Written exercise | Return each line containing "chart".

━━━ Collected data

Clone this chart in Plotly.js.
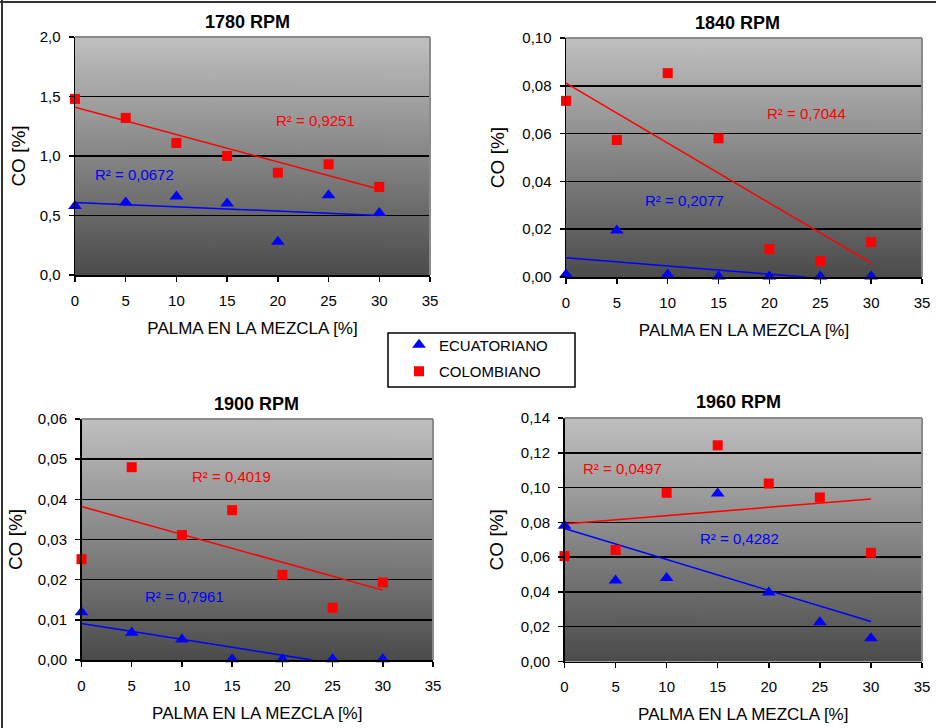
<!DOCTYPE html>
<html>
<head>
<meta charset="utf-8">
<script src="https://cdn.plot.ly/plotly-3.0.1.min.js"></script>
<style>html,body{margin:0;padding:0;background:#fff;}#chart{width:936px;height:728px;}</style>
</head>
<body>
<div id="chart"></div>
<script>
// ---------- data ----------
const palma = [0, 5, 10, 15, 20, 25, 30];
const seriesNames = ['ECUATORIANO', 'COLOMBIANO'];
const panelTitles = ['1780 RPM', '1840 RPM', '1900 RPM', '1960 RPM'];
const xTitle = 'PALMA EN LA MEZCLA [%]';
const yTitle = 'CO [%]';

const ecu1780 = [0.58, 0.61, 0.66, 0.60, 0.28, 0.67, 0.52];
const col1780 = [1.48, 1.32, 1.11, 1.00, 0.86, 0.93, 0.74];
const ecu1840 = [0.001, 0.0195, 0.001, 0.0002, 0.0002, 0.0002, 0.0002];
const col1840 = [0.0737, 0.0573, 0.0853, 0.058, 0.0117, 0.0066, 0.0146];
const ecu1900 = [0.0119, 0.0068, 0.0051, 0.0002, 0.0002, 0.0002, 0.0002];
const col1900 = [0.0251, 0.048, 0.0311, 0.0373, 0.0212, 0.013, 0.0193];
const ecu1960 = [0.078, 0.0465, 0.048, 0.0966, 0.0396, 0.0226, 0.0134];
const col1960 = [0.0606, 0.0641, 0.097, 0.1243, 0.1023, 0.0943, 0.0625];

// linear trend lines (end points)
const trendXEcu1780 = [0, 30];   const trendEcu1780 = [0.61, 0.50];
const trendXCol1780 = [0, 30];   const trendCol1780 = [1.41, 0.72];
const trendXEcu1840 = [0, 23.5]; const trendEcu1840 = [0.0081, 0.0];
const trendXCol1840 = [0, 30];   const trendCol1840 = [0.0811, 0.0059];
const trendXEcu1900 = [0, 23];   const trendEcu1900 = [0.0091, 0.0];
const trendXCol1900 = [0, 30];   const trendCol1900 = [0.0382, 0.0174];
const trendXEcu1960 = [0, 30];   const trendEcu1960 = [0.0765, 0.023];
const trendXCol1960 = [0, 30];   const trendCol1960 = [0.079, 0.0935];

const r2Ecu = ['R² = 0,0672', 'R² = 0,2077', 'R² = 0,7961', 'R² = 0,4282'];
const r2Col = ['R² = 0,9251', 'R² = 0,7044', 'R² = 0,4019', 'R² = 0,0497'];

const yMax = [2.0, 0.10, 0.06, 0.14];
const yStep = [0.5, 0.02, 0.01, 0.02];
const yFormat = ['.1f', '.2f', '.2f', '.2f'];

// ---------- layout helpers ----------
const W = 936, H = 728;
const px = v => v / W;
const py = v => 1 - v / H;
const FONT = 'Arial, "Liberation Sans", sans-serif';
const BLUE = '#0000ff', RED = '#ff0000';

// plot areas in pixels: [left, right, top, bottom]
const boxes = [
  [75, 430, 37, 275],
  [566, 922, 38, 277],
  [81.5, 433, 419, 660],
  [564.5, 922, 418, 661.5]
];

const ecu = [ecu1780, ecu1840, ecu1900, ecu1960];
const col = [col1780, col1840, col1900, col1960];
const tEcuX = [trendXEcu1780, trendXEcu1840, trendXEcu1900, trendXEcu1960];
const tEcu = [trendEcu1780, trendEcu1840, trendEcu1900, trendEcu1960];
const tColX = [trendXCol1780, trendXCol1840, trendXCol1900, trendXCol1960];
const tCol = [trendCol1780, trendCol1840, trendCol1900, trendCol1960];

// label positions (data coordinates of the left/middle of each R² label)
const r2EcuPos = [[1.8, 0.848], [7.6, 0.0319], [6.1, 0.0158], [13.1, 0.0708]];
const r2ColPos = [[19.6, 1.295], [19.6, 0.0685], [10.85, 0.0456], [1.63, 0.111]];
const titlePos = [[247, 22], [737, 23], [256, 404], [738, 402]];
const yStandoff = [9, 12, 10, 12];

// gradient background image
function gradientURL() {
  const c = document.createElement('canvas');
  c.width = 4; c.height = 256;
  const g = c.getContext('2d');
  const grd = g.createLinearGradient(0, 0, 0, 256);
  grd.addColorStop(0, '#c0c0c0');
  grd.addColorStop(1, '#4b4b4b');
  g.fillStyle = grd;
  g.fillRect(0, 0, 4, 256);
  return c.toDataURL('image/png');
}
const grad = gradientURL();

const traces = [];
const layout = {
  width: W, height: H,
  margin: {l: 0, r: 0, t: 0, b: 0},
  paper_bgcolor: '#ffffff',
  plot_bgcolor: 'rgba(0,0,0,0)',
  separators: ',.',
  font: {family: FONT, size: 15, color: '#000'},
  showlegend: true,
  legend: {
    x: px(476), y: py(358), xanchor: 'center', yanchor: 'middle',
    bgcolor: 'rgba(0,0,0,0)', borderwidth: 0,
    font: {family: FONT, size: 15, color: '#000'},
    tracegroupgap: 4
  },
  annotations: [],
  shapes: [],
  images: []
};

for (let i = 0; i < 4; i++) {
  const s = i === 0 ? '' : String(i + 1);
  const xa = 'x' + s, ya = 'y' + s;
  const [l, r, t, b] = boxes[i];
  layout['xaxis' + s] = {
    domain: [px(l), px(r)], anchor: ya, range: [0, 35], dtick: 5, tick0: 0,
    showgrid: false, zeroline: false, showline: true, linecolor: '#000', linewidth: 1.5,
    ticks: 'outside', ticklen: 5, tickwidth: 1.5, tickcolor: '#000',
    tickfont: {family: FONT, size: 15, color: '#000'}, ticklabelstandoff: 6,
    title: {text: xTitle, font: {family: FONT, size: 17, color: '#000'}, standoff: 14},
    automargin: false, fixedrange: true
  };
  layout['yaxis' + s] = {
    domain: [py(b), py(t)], anchor: xa, range: [0, yMax[i]], dtick: yStep[i], tick0: 0,
    tickformat: yFormat[i],
    showgrid: true, gridcolor: '#000', gridwidth: 1.5, zeroline: false,
    showline: true, linecolor: '#000', linewidth: 1.5,
    ticks: 'outside', ticklen: 5, tickwidth: 1.5, tickcolor: '#000',
    tickfont: {family: FONT, size: 15, color: '#000'}, ticklabelstandoff: 5,
    title: {text: yTitle, font: {family: FONT, size: 19, color: '#000'}, standoff: yStandoff[i]},
    automargin: false, fixedrange: true
  };
  layout.images.push({
    source: grad, xref: xa + ' domain', yref: ya + ' domain',
    x: 0, y: 1, sizex: 1, sizey: 1, xanchor: 'left', yanchor: 'top',
    sizing: 'stretch', layer: 'below'
  });
  // grey top / right frame of plot area
  layout.shapes.push({type: 'line', xref: xa + ' domain', yref: ya + ' domain',
    x0: 0, x1: 1, y0: 1, y1: 1, line: {color: '#8a8a8a', width: 2}, layer: 'above'});
  layout.shapes.push({type: 'line', xref: xa + ' domain', yref: ya + ' domain',
    x0: 1, x1: 1, y0: 0, y1: 1, line: {color: '#8a8a8a', width: 2}, layer: 'above'});

  // trend lines
  traces.push({x: tEcuX[i], y: tEcu[i], xaxis: xa, yaxis: ya, mode: 'lines',
    line: {color: BLUE, width: 1.5}, showlegend: false, hoverinfo: 'skip'});
  traces.push({x: tColX[i], y: tCol[i], xaxis: xa, yaxis: ya, mode: 'lines',
    line: {color: RED, width: 1.5}, showlegend: false, hoverinfo: 'skip'});
  // points
  traces.push({x: palma, y: ecu[i], xaxis: xa, yaxis: ya, mode: 'markers',
    name: seriesNames[0], legendgroup: 'ecu', showlegend: i === 0, cliponaxis: false,
    marker: {symbol: 'triangle-up', size: 12, color: BLUE, line: {width: 0}}});
  traces.push({x: palma, y: col[i], xaxis: xa, yaxis: ya, mode: 'markers',
    name: seriesNames[1], legendgroup: 'col', showlegend: i === 0, cliponaxis: false,
    marker: {symbol: 'square', size: 10, color: RED, line: {width: 0}}});

  // R² labels
  layout.annotations.push({xref: xa, yref: ya, x: r2EcuPos[i][0], y: r2EcuPos[i][1],
    text: r2Ecu[i], showarrow: false, xanchor: 'left', yanchor: 'middle',
    font: {family: FONT, size: 15, color: BLUE}});
  layout.annotations.push({xref: xa, yref: ya, x: r2ColPos[i][0], y: r2ColPos[i][1],
    text: r2Col[i], showarrow: false, xanchor: 'left', yanchor: 'middle',
    font: {family: FONT, size: 15, color: RED}});
  // panel titles
  layout.annotations.push({xref: 'paper', yref: 'paper', x: px(titlePos[i][0]), y: py(titlePos[i][1]),
    text: '<b>' + panelTitles[i] + '</b>', showarrow: false, xanchor: 'center', yanchor: 'middle',
    font: {family: FONT, size: 18, color: '#000'}});
}

// legend box and outer frame
layout.shapes.push({type: 'rect', xref: 'paper', yref: 'paper',
  x0: px(388), x1: px(575), y0: py(387), y1: py(333), line: {color: '#000', width: 1.5}});
layout.shapes.push({type: 'line', xref: 'paper', yref: 'paper',
  x0: px(2), x1: px(2), y0: 0, y1: 1, line: {color: '#333', width: 2}});
layout.shapes.push({type: 'line', xref: 'paper', yref: 'paper',
  x0: 0, x1: 1, y0: py(2), y1: py(2), line: {color: '#333', width: 2}});

Plotly.newPlot('chart', traces, layout, {displayModeBar: false, staticPlot: true});
</script>
</body>
</html>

━━━━━━

Exercise answer |
Clone this chart in Plotly.js.
<style>html,body{margin:0;padding:0;background:#fff;}#chart{width:936px;height:728px;}</style>
<div id="chart"></div>
Plotly.newPlot('chart', traces, layout, {displayModeBar: false, staticPlot: true});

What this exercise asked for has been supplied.